Jurisdictional Limits: Thailand is not legally bound by unilateral U.S. or EU sanctions. As long as the UN Security Council does not pass a global embargo, Thai regulators maintain that blocking these state-to-state transactions would violate their "neutral" stance and national interests.
The Energy Hook: Myanmar provides nearly 15% of Thailand's natural gas. This vital energy link creates a permanent financial corridor; payments for gas provide the junta with the hard currency (Thai Baht and USD) needed to fund its shadow procurement.
3. The Limits of Enhanced Due Diligence (EDD)
While Thai banks claim to perform "Enhanced Due Diligence," critics point out a fundamental flaw: the banks often lack the intelligence to see through shell companies. By the time a "front company" for the military is identified by the UN or U.S. Treasury, the junta has already moved its funds to a new, clean entity.
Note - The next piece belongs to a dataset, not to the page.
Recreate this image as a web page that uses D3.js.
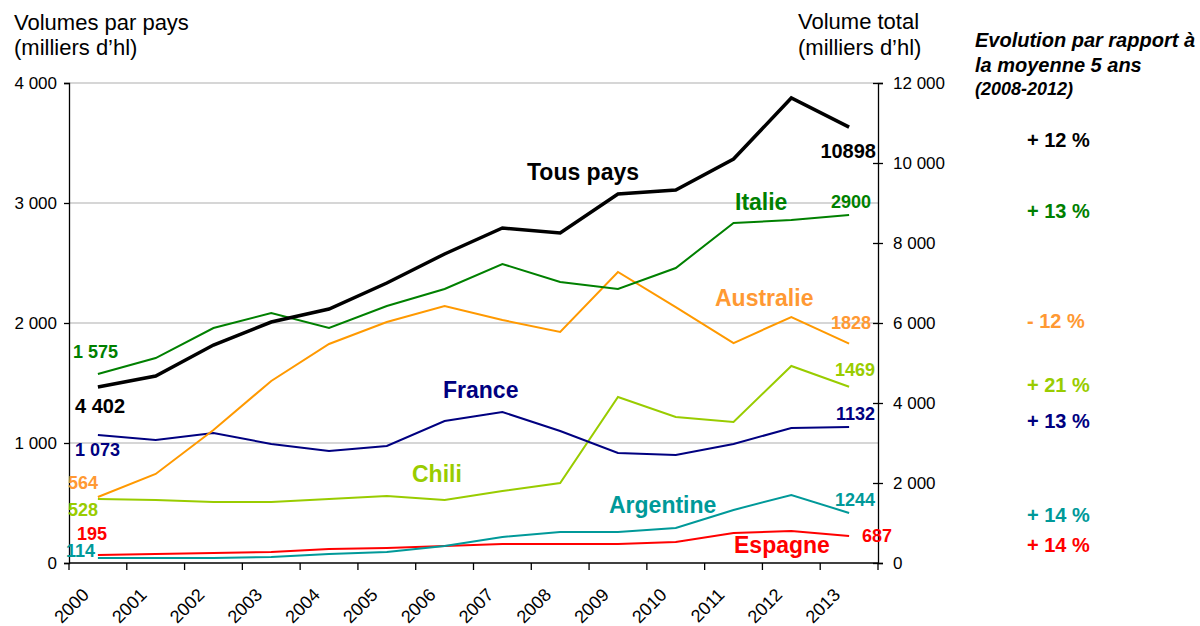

Conclusion: A War of Attrition
The "shadow economy" has proved that sanctions are only as strong as their weakest link. As long as regional hubs provide a "neutral" financial buffer and ghost fleets continue to sail dark, the junta’s air campaign will remain fueled. The challenge for 2026 is no longer just imposing sanctions, but enforcing them across borders that value trade over regional stability.